What makes a newspaper national, asks Pradip Phanjoubam, the editor of the Imphal Free Press. "Should not coverage be a criteria if papers are classified national by DAVP (Directorate of Advertising and Visual Publicity) and RNI (Registrar of Newspapers for India)? Should they not have to give space to all parts of the country?"

What is the shape of the local media in a poor cousin State riddled with insurgency? One of stoicism coupled with genteel penury. Salaries for experienced journalists seldom cross Rs. 5,000 a month, editors' salaries range between 10,000 and 30,000 a month, mostly at the lower end. Appointment letters are a rarity though the All Manipur Working Journalists Union has now begun to insist on them. How do they manage?
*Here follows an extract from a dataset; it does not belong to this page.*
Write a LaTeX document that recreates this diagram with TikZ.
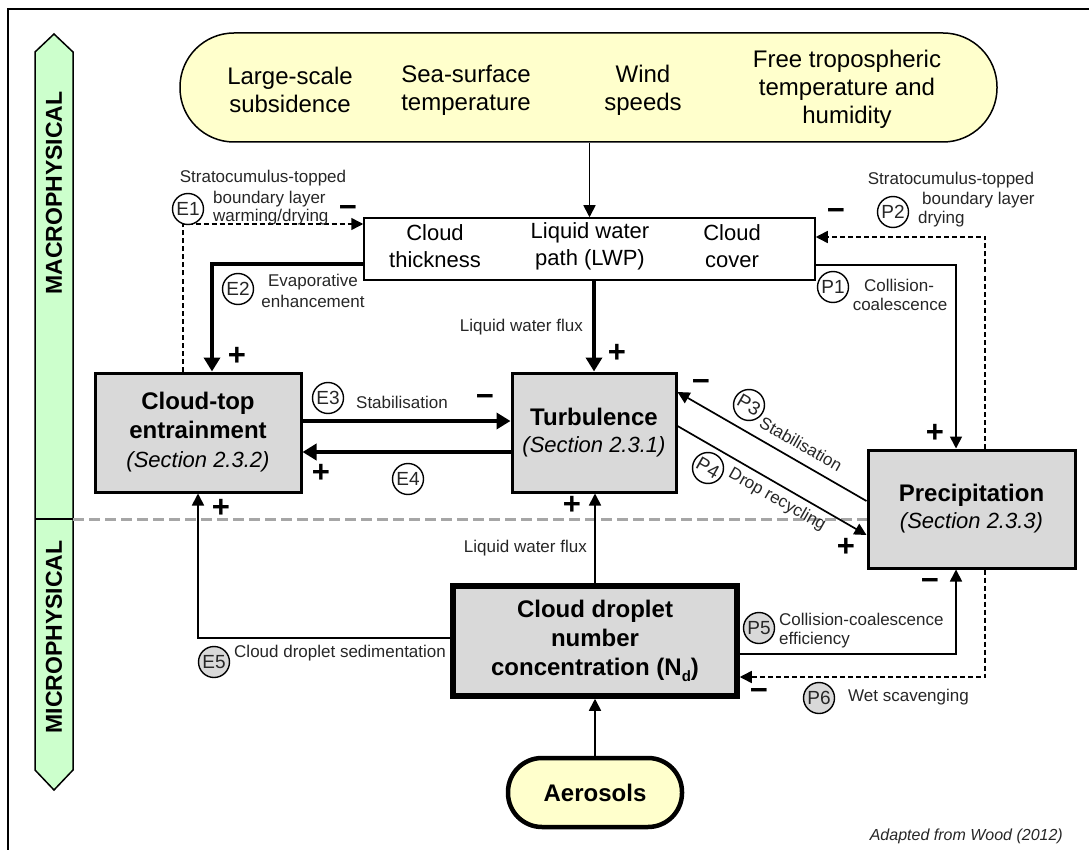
\documentclass[tikz,border=0pt]{standalone}
\usepackage{fontspec}
\setmainfont{Liberation Sans}
\usetikzlibrary{arrows.meta,calc}
\definecolor{ylw}{HTML}{FFFFCC}
\definecolor{gbox}{HTML}{D9D9D9}
\definecolor{grn}{HTML}{CCFFCC}
\definecolor{lblc}{HTML}{262626}
\definecolor{divc}{HTML}{A6A6A6}
\begin{document}
\begin{tikzpicture}[x=1pt,y=-1pt,
 lbl/.style={inner sep=0pt,text=lblc,font=\fontsize{17}{20}\selectfont},
 circ/.style={circle,draw,line width=1.4pt,minimum size=31pt,inner sep=0pt,text=lblc,font=\fontsize{19}{19}\selectfont,fill=white},
 circg/.style={circ,fill=gbox},
 sgn/.style={inner sep=0pt,font=\fontsize{31}{31}\selectfont\bfseries},
 thinarr/.style={line width=1.7pt,-{Triangle[length=12pt,width=12pt]}},
 thickarr/.style={line width=4pt,-{Triangle[length=14pt,width=16pt]}},
 dasharr/.style={line width=1.5pt,dash pattern=on 5pt off 3pt,-{Triangle[length=12pt,width=12pt]}},
 gbx/.style={draw,line width=3pt,fill=gbox,inner sep=0pt,align=center},
 toptxt/.style={inner sep=0pt,align=center,font=\fontsize{24}{28}\selectfont},
 lwptxt/.style={inner sep=0pt,align=center,font=\fontsize{22}{27}\selectfont},
 bandtxt/.style={inner sep=0pt,rotate=90,font=\fontsize{23}{23}\selectfont\bfseries}
]
\useasboundingbox (0,0) rectangle (1089,850);
% frame
\draw[line width=1.5pt] (8,855) -- (8,9) -- (1095,9);
% side band
\draw[fill=grn,line width=1.5pt] (35,52) -- (54,34) -- (73,52) -- (73,770) -- (54,790) -- (35,770) -- cycle;
\draw[line width=1.5pt] (35,519) -- (73,519);
\node[bandtxt] (macro) at (54,193) {MACROPHYSICAL};
\node[bandtxt] (micro) at (54,637) {MICROPHYSICAL};
\coordinate (divl) at (73,519);

% boxes
\node[draw,line width=1.5pt,fill=ylw,rounded corners=54pt,minimum width=817pt,minimum height=109pt] (top) at (588.5,87.5) {};
\node[toptxt] (t1) at (290,90) {Large-scale\\subsidence};
\node[toptxt] (t2) at (466,90) {Sea-surface\\temperature};
\node[toptxt] (t3) at (643,90) {Wind\\speeds};
\node[toptxt] (t4) at (847,89.5) {Free tropospheric\\temperature and\\humidity};

\node[draw,line width=1.5pt,fill=white,minimum width=451pt,minimum height=62pt] (lwp) at (589.5,249) {};
\node[lwptxt] (l1) at (435,246) {Cloud\\thickness};
\node[lwptxt] (l2) at (590,246) {Liquid water\\path (LWP)};
\node[lwptxt] (l3) at (732,246) {Cloud\\cover};

\node[gbx,minimum width=206pt,minimum height=119pt,font=\fontsize{24}{29}\selectfont\bfseries] (ent) at (198,432.5)
 {Cloud-top\\entrainment\\{\fontsize{22}{29}\selectfont\mdseries\itshape (Section 2.3.2)}};
\node[gbx,minimum width=164pt,minimum height=119pt,font=\fontsize{24}{27}\selectfont\bfseries] (turb) at (594,432.5)
 {Turbulence\\{\fontsize{22}{27}\selectfont\mdseries\itshape (Section 2.3.1)}};
\node[gbx,minimum width=207pt,minimum height=118pt,font=\fontsize{24}{27}\selectfont\bfseries] (prec) at (971.5,509)
 {Precipitation\\{\fontsize{22}{27}\selectfont\mdseries\itshape (Section 2.3.3)}};
\node[gbx,line width=5.5pt,minimum width=284pt,minimum height=110pt,font=\fontsize{24}{29}\selectfont\bfseries] (drop) at (595,641)
 {Cloud droplet\\number\\concentration (N\raisebox{-0.22em}{\fontsize{15}{15}\selectfont d})};
\node[draw,line width=4.5pt,fill=ylw,rounded corners=34pt,minimum width=174pt,minimum height=69pt,inner sep=0pt,font=\fontsize{24}{24}\selectfont\bfseries] (aero) at (595,792.5) {Aerosols};

% divider line
\draw[divc,line width=3pt,dash pattern=on 11pt off 5pt] (divl) -- (divl -| prec.west);

% connectors
\draw[thinarr] (lwp.north |- top.south) -- (lwp.north);
\draw[dasharr] ([xshift=-15pt]ent.north) |- ([yshift=25pt]lwp.west);
\draw[thickarr] ([yshift=-15pt]lwp.west) -| ([xshift=14pt]ent.north);
\draw[thickarr] (turb.north |- lwp.south) -- (turb.north);
\draw[thickarr] ([yshift=11.5pt]ent.east) -- ([yshift=11.5pt]turb.west);
\draw[thickarr] ([yshift=-19.5pt]turb.west) -- ([yshift=-19.5pt]ent.east);
\draw[thinarr] ([yshift=-16pt]lwp.east) -| ([xshift=-15.5pt]prec.north);
\draw[dasharr] ([xshift=13.5pt]prec.north) |- ([yshift=12pt]lwp.east);
\draw[thinarr] ([yshift=8pt]prec.west) -- ([yshift=40.5pt]turb.east);
\draw[thinarr] ([yshift=6.5pt]turb.east) -- ([yshift=-26pt]prec.west);
\draw[thinarr] ([yshift=3pt]drop.west) -| (ent.south);
\draw[thinarr] (drop.north) -- (drop.north |- turb.south);
\draw[thinarr] ([yshift=-13pt]drop.east) -| ([xshift=-15.5pt]prec.south);
\draw[dasharr] ([xshift=13.5pt]prec.south) |- ([yshift=-36pt]drop.east);
\draw[thinarr] (aero.north) -- (aero.north |- drop.south);

% E labels
\node[circ] (e1) at (188,209) {E1};
\node[lbl] (e1a) at (263,178) {Stratocumulus-topped};
\node[lbl,anchor=west] (e1b) at (213,199) {boundary layer};
\node[lbl,anchor=west] (e1c) at (213,217) {warming/drying};
\node[sgn] (s1) at (348,211) {−};
\node[circ] (e2) at (238,289) {E2};
\node[lbl] (e2a) at (313,282) {Evaporative};
\node[lbl] (e2b) at (313,301) {enhancement};
\node[sgn] (s2) at (237,356) {+};
\node[lbl,anchor=east] (lwf1) at (583,327) {Liquid water flux};
\node[sgn] (s3) at (617,353) {+};
\node[circ] (e3) at (328,398) {E3};
\node[lbl] (e3a) at (402,402) {Stabilisation};
\node[sgn] (s4) at (485,400) {−};
\node[circ] (e4) at (408,479) {E4};
\node[sgn] (s5) at (321,473) {+};
\node[sgn] (s6) at (221,508) {+};
\node[sgn] (s7) at (572,505) {+};
\node[lbl,anchor=east] (lwf2) at (587,548) {Liquid water flux};
\node[circg] (e5) at (214,662) {E5};
\node[lbl,anchor=west] (e5a) at (234,653) {Cloud droplet sedimentation};

% P labels
\node[circ] (p1) at (833,287) {P1};
\node[lbl] (p1a) at (899,285) {Collision-};
\node[lbl] (p1b) at (900,304) {coalescence};
\node[circ] (p2) at (893,212) {P2};
\node[lbl] (p2a) at (951,180) {Stratocumulus-topped};
\node[lbl,anchor=west] (p2b) at (922,200) {boundary layer};
\node[lbl,anchor=west] (p2c) at (918,219) {drying};
\node[sgn] (s8) at (836,214) {−};
\node[sgn] (s9) at (935,433) {+};
\node[circ,rotate=-29.6] (p3) at (749,405) {P3};
\node[lbl,rotate=-29.6] (p3a) at (801,444) {Stabilisation};
\node[sgn] (s10) at (701,385) {−};
\node[circ,rotate=-29.6] (p4) at (708,468) {P4};
\node[lbl,rotate=-29.6] (p4a) at (777,500) {Drop recycling};
\node[sgn] (s11) at (846,547) {+};
\node[circg] (p5) at (759,628) {P5};
\node[lbl,anchor=west] (p5a) at (779,619) {Collision-coalescence};
\node[lbl,anchor=west] (p5b) at (779,640) {efficiency};
\node[sgn] (s12) at (930,584) {−};
\node[circg] (p6) at (819,698) {P6};
\node[lbl,anchor=west] (p6a) at (848,697) {Wet scavenging};
\node[sgn] (s13) at (759,694) {−};

\node[lbl,anchor=east,font=\fontsize{16}{16}\selectfont\itshape] (src) at (1063,836) {Adapted from Wood (2012)};
\end{tikzpicture}
\end{document}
They work at more than one job and live with their families.

The local economy generates no advertising for a newspaper; corporate advertisers prefer to use outdoor media. There are other challenges. Newsprint has to be transported via Assam by train, then by road. You have to pay tax to the NSCN-IM, Rs. 7,000 per truck. It costs Rs. 10,000 per tonne more, by the time it arrives.

Increased aggression

The killings continue with impunity because the State feels no pressure at all from a brave and persistent local media. As it keeps up coverage of the protests following the Tehelka expose, State aggression has stepped up, says the editor of Ireibak, Irengbam Arun. Last week, police commandos lobbed a smoke bomb towards the journalists covering a sit-in-protest in Imphal East. Elsewhere, commandos stopped a vehicle carrying journalists who were coming back after covering protests and questioned them at gunpoint. He adds that some months ago, in an incident possibly unprecedented elsewhere in the country, the Director General of Police summoned editors and asked them to reveal which reporters had done a story on urea smuggling which showed complicity of the police.

Keeping journalism going in Manipur then, is a daily challenge.